What things are you looking for in the new year?
I have this little card on my desk for a while that says “Let go of your attachment to the outcome”. That’s what I’m planning to continue doing. To spend more time in the present and worry less about tomorrows.
How did a city like New York change the perception of yourself?
Drastically. Being in this city grounded me and gave me a complete reset in life. I spent 7 years in Hungary as a mainstream musician. This was a pleasant part of my life, however it gave me a distorted view of myself. The first 3 years that I spent in New York were undoubtedly an emotional roller-coaster, but it gave confidence and a healthy perspective of myself which makes it all worthwhile.
AERON: What inspires your movement?
BROOKE: My ability to stay present helps me witness how the physical form responds to the surroundings. While studying this idea of reactivity, I have found my most brilliant teacher is my body. The more I surrender to her wisdom, the more I learn. And like any good teacher, she never fails to remind me just how little I know. She is boundless, limitless, endless, and so she remains the most profound form of inspiration in my research.
What is the definition of love for you?
I always found it difficult to define such a sensation, but despite that, I do believe there is a reason for so many cliches on the topic of love. I don’t think that love is something to be taught, as no one can teach you the depths of ecstasy or loss. For me, It’s an ever-changing emotion. Besides the constant lingering of what we’ve labeled as unconditional love, in some moments I feel overwhelmed with the sensation. It comes in like a wave, swallows me whole, and drowns out anything that I thought was significant before. It is indescribable, but I do know it is what brings me to tears from looking at a photograph of the one I love.
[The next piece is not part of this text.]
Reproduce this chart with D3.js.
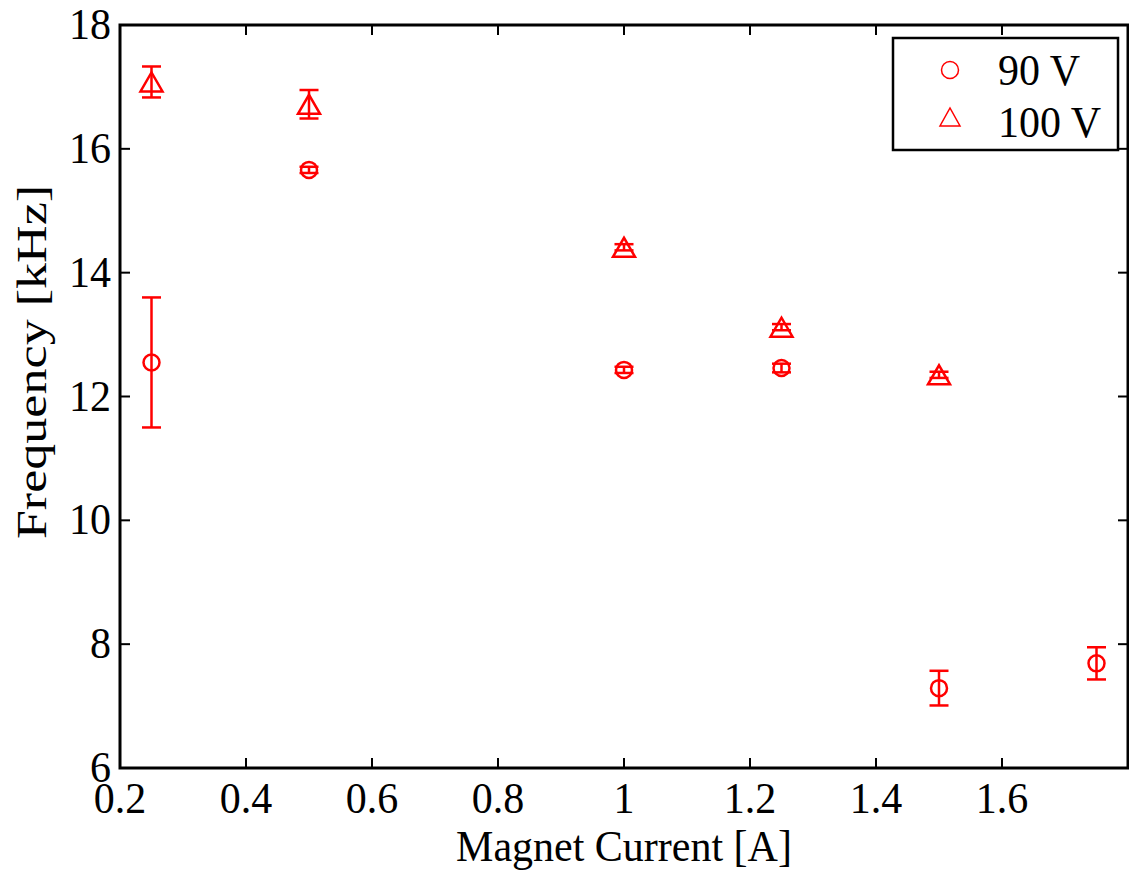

How did you collaborate on this project?
At the time that I started dating Brooke, I had a studio in Bushwick where I kept all my photography equipment, instruments, and a small music studio. We used to hang out there a lot. I often played her the piano and she would instinctively dance. In fact, on our first date, she asked me to play her something, and then she gave me a dance lesson. At that very moment I felt, she is the one with whom I can be my most authentic self. Naturally, this collaboration continued and became our most cathartic, connective, and explorative moments. At one point I set the camera on a tripod, hit record and we started to collect these improvisatory moments. When AERON reached out for a possible collaboration I thought it would be the ideal opportunity to continue this exploration and work deeper into the idea of capturing improvisations on both audio and visual. I pre-recorded small pieces, played them to Brooke on set, and recorded how her body reacted to them.